Maheep Mandloi: Hey, thanks for taking our questions. Nice to talk to you again. Just one question on the tariff impact. I presume your guidance of 100 basis points of impact you talked about is more on the 10% tariff right now. Just curious like how to think about the impact of these reciprocal tariffs go back to the level we talked about, which [you guys were saying choppier] (ph).

KR Sridhar: So, Maheep, great question. So, what we have done is done a thorough detailed portfolio analysis of all our US suppliers, what we procure, how much we procure, what the dollar value cost is. Our US manufacturing, the two plants make everything for us, those don’t get impacted. Then, we have taken into account what countries we procure from and what flexibility we have of moving temporarily from one place to another to optimize for where we need to go. So, it is through that detailed analysis, rolling it up to material costs versus other cost and then looking at that impact and then totally translating it — that to gross margin. So, it’s a very detailed analysis based on which we have come up with that number, and that’s the 100 basis points.

And this is not a — we are not taking a [wild] (ph) guess at it. It is really thoughtful process. This is what we think it will be. And again, we are working very hard to mitigate it. That’s why, as a team, we are committing to keeping our guidance. Thank you very much for that question. And looking at the clock, I just want, again, thank you all for joining us out here. We’re off to a great start in 2025. Our momentum is strong. And what you need to think about as you’re thinking about Bloom today is very simple. The sale on on-site power being necessary, that briefcase is closed. Large customers completely understand they need on-site power. So, unlike in the past where we had to ask what’s our value proposition vis-a-vis the grid, today, the real question that you should be asking when you are looking at Bloom is what is our value proposition when it comes to customers absolutely needing on-site power?
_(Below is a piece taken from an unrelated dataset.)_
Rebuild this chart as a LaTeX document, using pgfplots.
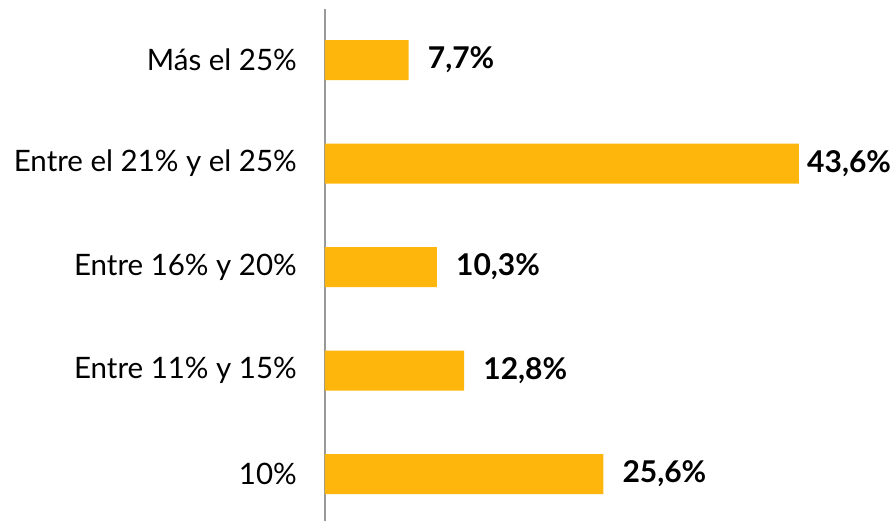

You shouldn’t be asking, do they need on-site power? That answer is very clear. So, you then, look at all the attributes that Bloom brings and compare it against the attributes of the alternatives for on-site power. It is not solar. It is not wind, not for those sizes because you can’t transmit those electrons. You’re left with combustion engines, mature saturated technology, whose costs are actually going up if you just look at it. That’s what the customers are saying. The prices are actually gone up. And we can compete against that. We can compete with a better product, more reliable, faster, quieter, cleaner. And so, that’s the way to think about Bloom. We’re super excited about what the future holds for us, and we thank you for believing in us and being with us.

This is a great time to be an on-site power business. That’s all I can say. Thank you all. Good night.

Operator: This is today’s call. You may now disconnect.